Oh, and the dog is obviously feeling much better. He’s maybe a little put out by the fact that my sister’s dog is suddenly here — will apparently be here for Christmas, of all things — but he’s otherwise back to his old self.

A rainy day

Yesterday was a bit of a wash, really. I watched the disappointing James Bond movie For Your Eyes Only and just hung around the house, still kind of recovering from Friday afternoon. Today, though, my weekly writing group started back up again, at least for a little while, and I cobbled together this:

When the hurricane came through, the dead wizard came back to life and the ghost hunter was finally released from prison.

You probably have already heard this story, or at least a part of it. The governors of Eld were quick to classify what they could, to quarrantine the northern hills where the storm did its worst, but the basic facts escaped their net. There are few across the great expanse of worlds who have not heard about the wizard, Dead Man Jack, or about the woman, Maribel, the would-be hunter who was forced to kill her father twice.

And yet it’s a story that deserves to be re-told, I think, and this time told beyond the basic facts. I can’t pretend to any special knowledge; I wasn’t on the hills that day, and I wouldn’t even make planetfall on Eld for another week, by which point Maribel and Jack both would be long gone. I was not called here to investigate their crimes, nor to root out the cause of the still as yet unexplained storm. I was just another constable, young and naive and fresh from basic on Eld’s sister moon, Brahms — and yet, as a constable, I did have access to reports I might never have seen otherwise.

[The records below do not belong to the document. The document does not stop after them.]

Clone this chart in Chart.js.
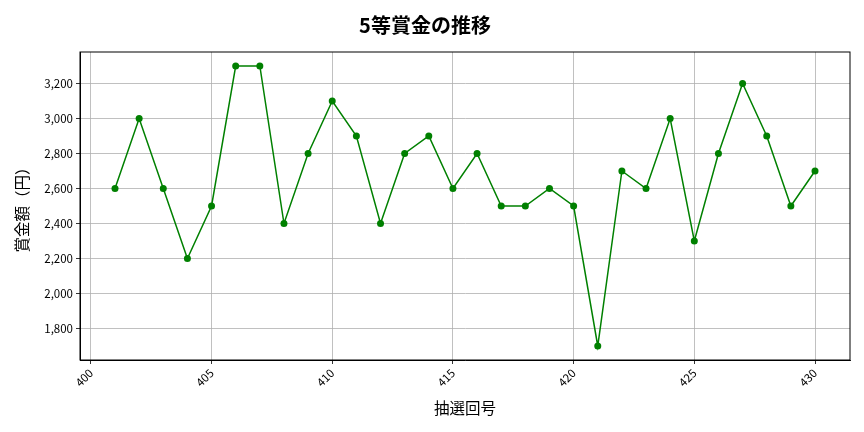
<!DOCTYPE html>
<html>
<head>
<meta charset="utf-8">
<script src="https://cdn.jsdelivr.net/npm/chart.js@4"></script>
<style>
html,body{margin:0;padding:0;background:#fff;}
#wrap{width:864px;height:432px;}
</style>
</head>
<body>
<div id="wrap"><canvas id="c" width="864" height="432"></canvas></div>
<script>
const draws = [401,402,403,404,405,406,407,408,409,410,411,412,413,414,415,416,417,418,419,420,421,422,423,424,425,426,427,428,429,430];
const prizes = [2600,3000,2600,2200,2500,3300,3300,2400,2800,3100,2900,2400,2800,2900,2600,2800,2500,2500,2600,2500,1700,2700,2600,3000,2300,2800,3200,2900,2500,2700];
const xTicks = [400,405,410,415,420,425,430];
const yTicks = [1800,2000,2200,2400,2600,2800,3000,3200];
const titleText = '5等賞金の推移';
const xTitle = '抽選回号';
const yTitle = '賞金額（円）';

const FONT = '"Noto Sans CJK JP", "Noto Sans", sans-serif';
Chart.defaults.font.family = FONT;
Chart.defaults.color = '#000';

const frame = {
  id: 'frame',
  afterDatasetsDraw(chart) {
    const a = chart.chartArea, ctx = chart.ctx;
    ctx.save();
    ctx.strokeStyle = '#000';
    ctx.lineWidth = 1;
    ctx.strokeRect(a.left, a.top, a.right - a.left, a.bottom - a.top);
    ctx.restore();
  }
};

new Chart(document.getElementById('c'), {
  type: 'line',
  data: {
    datasets: [{
      data: draws.map((d, i) => ({x: d, y: prizes[i]})),
      borderColor: '#008000',
      backgroundColor: '#008000',
      borderWidth: 1.5,
      pointRadius: 3.5,
      pointHoverRadius: 3.5,
      pointBorderWidth: 0,
      tension: 0,
      fill: false
    }]
  },
  options: {
    responsive: false,
    animation: false,
    devicePixelRatio: 1,
    layout: {padding: {left: 0, right: 14, top: 0, bottom: 0}},
    plugins: {
      legend: {display: false},
      tooltip: {enabled: false},
      title: {
        display: true,
        text: titleText,
        font: {size: 20, weight: 'bold', family: FONT, lineHeight: 1.2},
        color: '#000',
        padding: {top: 13, bottom: 15}
      }
    },
    scales: {
      x: {
        type: 'linear',
        min: 399.55,
        max: 431.45,
        afterBuildTicks(s) { s.ticks = xTicks.map(v => ({value: v})); },
        afterFit(s) { s.height = 72; },
        ticks: {
          font: {size: 11.5},
          color: '#000',
          maxRotation: 45,
          minRotation: 45,
          padding: 2,
          callback: v => String(v)
        },
        grid: {color: '#b0b0b0', lineWidth: 0.8, tickColor: '#000', tickLength: 4, drawTicks: true},
        border: {display: true, color: '#000', width: 1},
        title: {display: true, text: xTitle, font: {size: 15.5, family: FONT}, color: '#000', padding: {top: 4, bottom: 15}}
      },
      y: {
        type: 'linear',
        min: 1620,
        max: 3380,
        afterBuildTicks(s) { s.ticks = yTicks.map(v => ({value: v})); },
        afterFit(s) { s.width = 80; },
        ticks: {
          font: {size: 11.5},
          color: '#000',
          padding: 3,
          callback: v => v.toLocaleString('en-US')
        },
        grid: {color: '#b0b0b0', lineWidth: 0.8, tickColor: '#000', tickLength: 4, drawTicks: true},
        border: {display: true, color: '#000', width: 1},
        title: {display: true, text: yTitle, font: {size: 15.5, family: FONT}, color: '#000', padding: {top: 13, bottom: 4}}
      }
    }
  },
  plugins: [frame]
});
</script>
</body>
</html>
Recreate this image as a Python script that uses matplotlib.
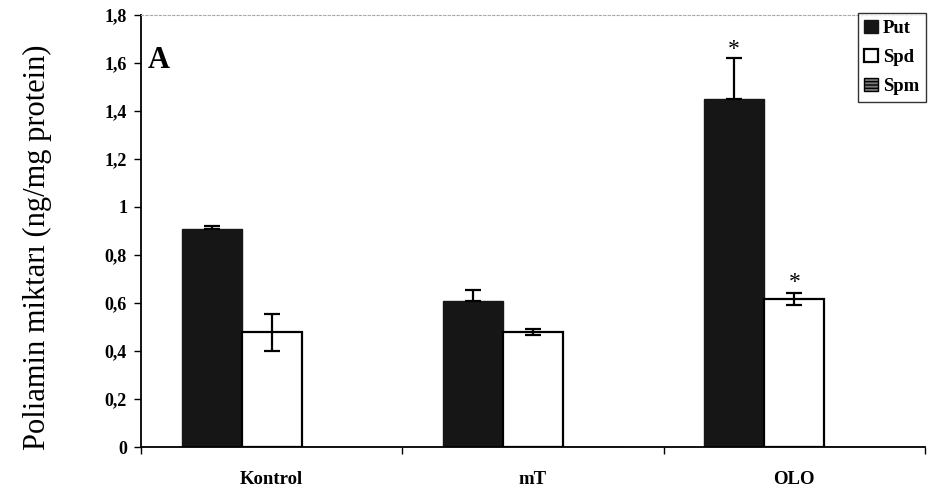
import matplotlib
matplotlib.use("Agg")
import matplotlib.pyplot as plt
import numpy as np

categories = ["Kontrol", "mT", "OLO"]
put_vals = [0.91, 0.61, 1.45]
put_err = [0.012, 0.043, 0.172]
spd_vals = [0.478, 0.48, 0.617]
spd_err = [0.077, 0.013, 0.025]
spm_vals = [0.0, 0.0, 0.0]
series_names = ["Put", "Spd", "Spm"]
ytick_vals = [0, 0.2, 0.4, 0.6, 0.8, 1.0, 1.2, 1.4, 1.6, 1.8]
ytick_labels = ["0", "0,2", "0,4", "0,6", "0,8", "1", "1,2", "1,4", "1,6", "1,8"]
star_put = [False, False, True]
star_spd = [False, False, True]

plt.rcParams['font.family'] = ['Liberation Serif', 'DejaVu Serif']
plt.rcParams['hatch.linewidth'] = 1.0

fig = plt.figure(figsize=(9.29, 4.98), dpi=100)
ax = fig.add_axes([141/929, 1 - 447/498, (925 - 141)/929, (447 - 15)/498])

x = np.arange(len(categories))
w = 0.23
ekw = dict(elinewidth=1.6, capthick=1.6, ecolor='black')
put_yerr = [np.zeros(len(put_err)), put_err]
ax.bar(x - w, put_vals, w, yerr=put_yerr, capsize=6, color='#161616',
       edgecolor='#161616', label=series_names[0], error_kw=ekw, zorder=2)
ax.bar(x, spd_vals, w, yerr=spd_err, capsize=6, color='white',
       edgecolor='black', linewidth=1.6, label=series_names[1], error_kw=ekw, zorder=2)
ax.bar(x + w, spm_vals, w, color='#777777', edgecolor='black', hatch='-----',
       linewidth=1.0, label=series_names[2], zorder=2)

for i in range(len(categories)):
    if star_put[i]:
        ax.text(x[i] - w, put_vals[i] + put_err[i] + 0.035, "*", ha='center', va='center',
                fontsize=17)
    if star_spd[i]:
        ax.text(x[i], spd_vals[i] + spd_err[i] + 0.045, "*", ha='center', va='center',
                fontsize=17)

ax.set_xlim(-0.5, len(categories) - 0.5)
ax.set_ylim(0, 1.8)
ax.set_yticks(ytick_vals)
ax.set_yticklabels(ytick_labels, fontsize=13, fontweight='bold')
ax.set_xticks(np.arange(len(categories) + 1) - 0.5)
ax.set_xticklabels([])
ax.set_xticks(x, minor=True)
ax.set_xticklabels(categories, minor=True, fontsize=13.5, fontweight='bold')
ax.tick_params(axis='x', which='minor', length=0, pad=17)
ax.tick_params(axis='x', which='major', direction='out', length=5, width=1.0)
ax.tick_params(axis='y', direction='out', length=5, width=1.0, pad=5)

ax.spines['left'].set_linewidth(1.3)
ax.spines['bottom'].set_linewidth(1.3)
ax.spines['right'].set_visible(False)
ax.spines['top'].set_linestyle((0, (2, 2)))
ax.spines['top'].set_color('#aaaaaa')
ax.spines['top'].set_linewidth(0.8)

ax.set_ylabel("Poliamin miktarı (ng/mg protein)", fontsize=22)
ax.yaxis.set_label_coords(-0.114, 0.462)
ax.text(0.009, 0.895, "A", transform=ax.transAxes, fontsize=22, fontweight='bold',
        ha='left', va='center')

leg = fig.legend(loc='upper right', bbox_to_anchor=(926/929, 1 - 13/498),
                 prop={'size': 13.5, 'weight': 'bold'}, frameon=True, fancybox=False,
                 handlelength=0.75, handleheight=0.75, handletextpad=0.25,
                 labelspacing=0.62, borderpad=0.35, borderaxespad=0)
leg.get_frame().set_edgecolor('black')
leg.get_frame().set_linewidth(1.0)

fig.savefig("out.png", dpi=100)
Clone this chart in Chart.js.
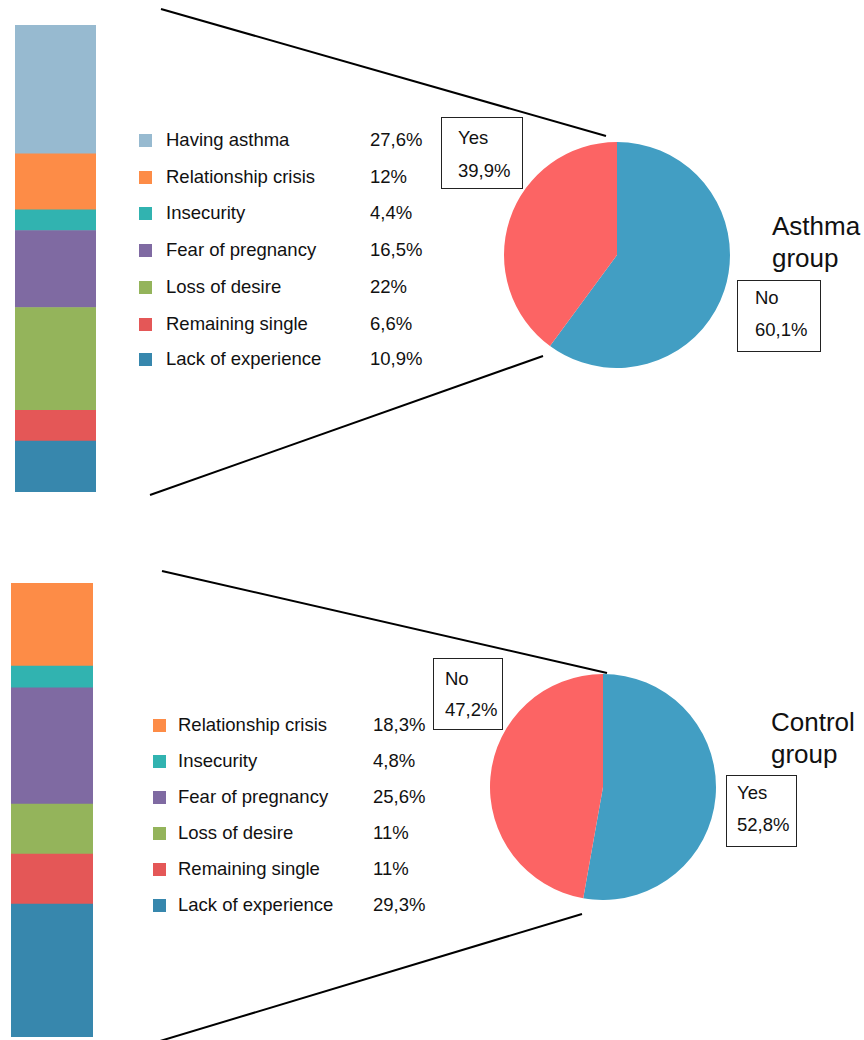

Reports the governors have long kept secret. I know Jack’s real name, for instance, or at least the one that supposedly brought him back to life, and I think, after all these years, I know where he and his daughter disappeared to. The answers have been there all along on the page. It’s just that so few of us have been encouraged to look at those pages.

Dead Man Jack. He was called that long before the first time he died, long before he had even registered himself as a wizard. The official term, of course, is “technomage,” but I’ll be damned if that doesn’t sound even sillier than “wizard,” which is what everyone on Eld knew Jack to be. He wasn’t much of one, from all accounts, either not given to show or incapable of it. If it wasn’t for his daughter, and the strange circumstances of her birth, it’s almost certain no one would have remembered Jack before the year of the hurricane.

Then I came home and watched The Stuff, which was interesting but also pretty disappointing.

And that, plus the crossword puzzle and some dreary rain, was my Sunday.